**Records with drawing code:**

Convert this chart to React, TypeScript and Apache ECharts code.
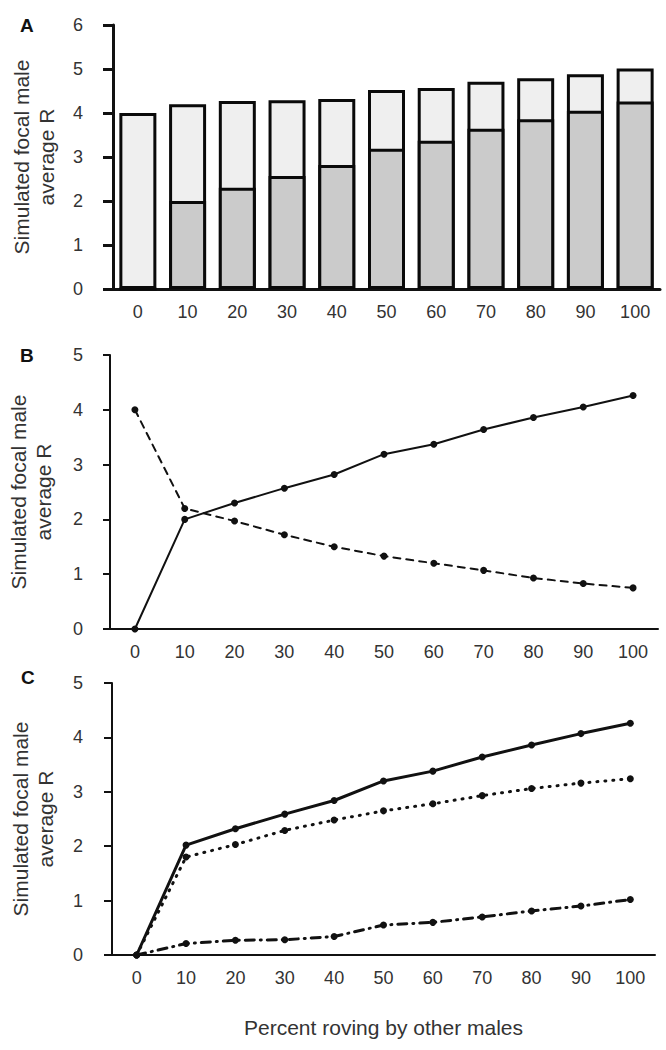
import React, { useEffect, useRef } from "react";
import * as echarts from "echarts";

const categories = ["0", "10", "20", "30", "40", "50", "60", "70", "80", "90", "100"];
// Panel A / B: roving vs sitting components of focal male R
const rovingR = [0, 2.0, 2.3, 2.57, 2.82, 3.19, 3.37, 3.64, 3.86, 4.05, 4.26];
const sittingR = [4.0, 2.2, 1.97, 1.72, 1.5, 1.33, 1.2, 1.07, 0.93, 0.83, 0.75];
// Panel C
const totalC = [0, 2.02, 2.32, 2.59, 2.84, 3.2, 3.38, 3.64, 3.86, 4.07, 4.26];
const dottedC = [0, 1.8, 2.03, 2.29, 2.48, 2.65, 2.78, 2.93, 3.06, 3.16, 3.24];
const dashDotC = [0, 0.21, 0.27, 0.28, 0.34, 0.55, 0.6, 0.7, 0.81, 0.9, 1.02];

const yTitle = "Simulated focal male\naverage R";
const xTitle = "Percent roving by other males";
const FONT = "Liberation Sans, Arial, sans-serif";

export default function App() {
  const ref = useRef<HTMLDivElement>(null);
  useEffect(() => {
    document.body.style.margin = "0";
    if (!ref.current) return;
    const chart = echarts.init(ref.current, undefined, { renderer: "svg" });

    // stacked total for panel A (roving + sitting)
    const totalA = rovingR.map((v, i) => Math.round((v + sittingR[i]) * 100) / 100);

    const yAxisBase = (grid: number, max: number, axisW: number, tickLen: number, margin: number) => ({
      type: "value",
      gridIndex: grid,
      min: 0,
      max,
      interval: 1,
      splitLine: { show: false },
      axisLine: { show: true, lineStyle: { color: "#111", width: axisW } },
      axisTick: { show: true, length: tickLen, lineStyle: { color: "#111", width: axisW } },
      axisLabel: { fontSize: 18, color: "#333", fontFamily: FONT, margin },
      name: yTitle,
      nameLocation: "middle",
      nameGap: 54,
      nameTextStyle: { fontSize: 21, color: "#333", fontFamily: FONT, lineHeight: 25 },
    });
    const xAxisBase = (grid: number, axisW: number, withName: boolean) => ({
      type: "category",
      gridIndex: grid,
      data: categories,
      axisLine: { show: true, lineStyle: { color: "#111", width: axisW } },
      axisTick: { show: false },
      axisLabel: { fontSize: 18, color: "#333", fontFamily: FONT, margin: 14 },
      ...(withName
        ? {
            name: xTitle,
            nameLocation: "middle",
            nameGap: 62,
            nameTextStyle: { fontSize: 21, color: "#333", fontFamily: FONT },
          }
        : {}),
    });

    const lineSeries = (xi: number, data: number[], type: any, width: number, sym: number) => ({
      type: "line",
      xAxisIndex: xi,
      yAxisIndex: xi,
      data,
      symbol: "circle",
      symbolSize: sym,
      itemStyle: { color: "#111" },
      lineStyle: { color: "#111", width, type, cap: "round" },
      z: 3,
    });

    chart.setOption({
      animation: false,
      backgroundColor: "#fff",
      textStyle: { fontFamily: FONT },
      grid: [
        { left: 113, right: 6, top: 25, height: 264, outerBoundsMode: "none" },
        { left: 110, right: 8, top: 355, height: 274, outerBoundsMode: "none" },
        { left: 112, right: 11, top: 683, height: 272, outerBoundsMode: "none" },
      ],
      xAxis: [xAxisBase(0, 3, false), xAxisBase(1, 2, false), xAxisBase(2, 2, true)],
      yAxis: [yAxisBase(0, 6, 3, 10, 30), yAxisBase(1, 5, 2, 7, 27), yAxisBase(2, 5, 2, 8, 29)],
      graphic: [
        { type: "text", left: 20, top: 16, style: { text: "A", font: `bold 19px ${FONT}`, fill: "#111" } },
        { type: "text", left: 20, top: 346, style: { text: "B", font: `bold 19px ${FONT}`, fill: "#111" } },
        { type: "text", left: 21, top: 668, style: { text: "C", font: `bold 19px ${FONT}`, fill: "#111" } },
      ],
      series: [
        {
          type: "bar",
          xAxisIndex: 0,
          yAxisIndex: 0,
          data: totalA,
          barWidth: 37,
          barGap: "-100%",
          itemStyle: { color: "#efefef", borderColor: "#0a0a0a", borderWidth: 3 },
          z: 2,
        },
        {
          type: "bar",
          xAxisIndex: 0,
          yAxisIndex: 0,
          data: rovingR,
          barWidth: 37,
          barGap: "-100%",
          itemStyle: { color: "#cbcbcb", borderColor: "#0a0a0a", borderWidth: 3 },
          z: 3,
        },
        lineSeries(1, rovingR, "solid", 2, 7),
        lineSeries(1, sittingR, [7, 6], 2, 7),
        lineSeries(2, totalC, "solid", 3, 7),
        lineSeries(2, dottedC, [1, 7], 3, 7),
        lineSeries(2, dashDotC, [9, 6, 1, 6], 3, 7),
      ],
    });
    return () => chart.dispose();
  }, []);
  return (
    <div
      ref={ref}
      style={{ width: 666, height: 1050, position: "absolute", left: 0, top: 0, background: "#fff" }}
    />
  );
}
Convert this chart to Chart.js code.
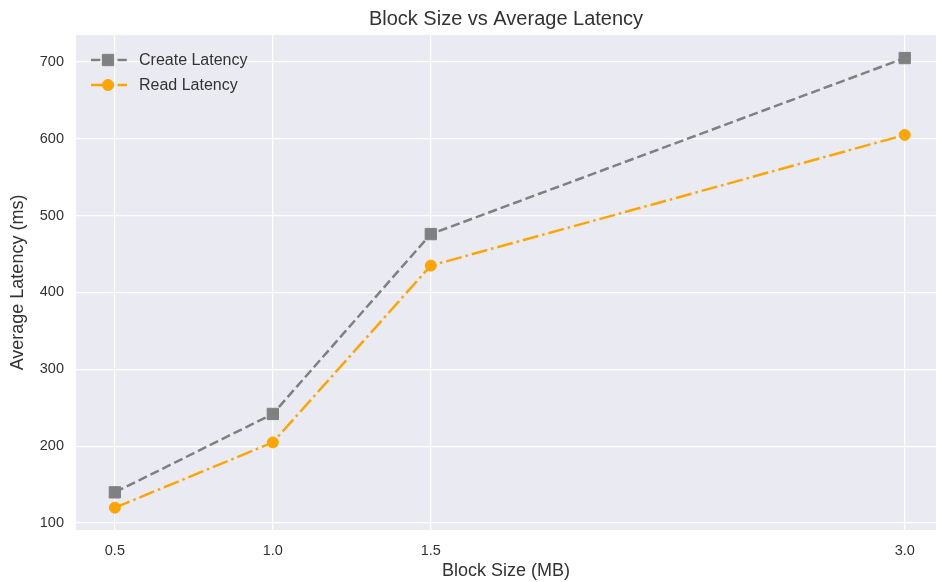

**Exercise description:**
Extract each line from the entries above that contains the string "React".

**Worked answer:**
Convert this chart to React, TypeScript and Apache ECharts code.
import React, { useEffect, useRef } from "react";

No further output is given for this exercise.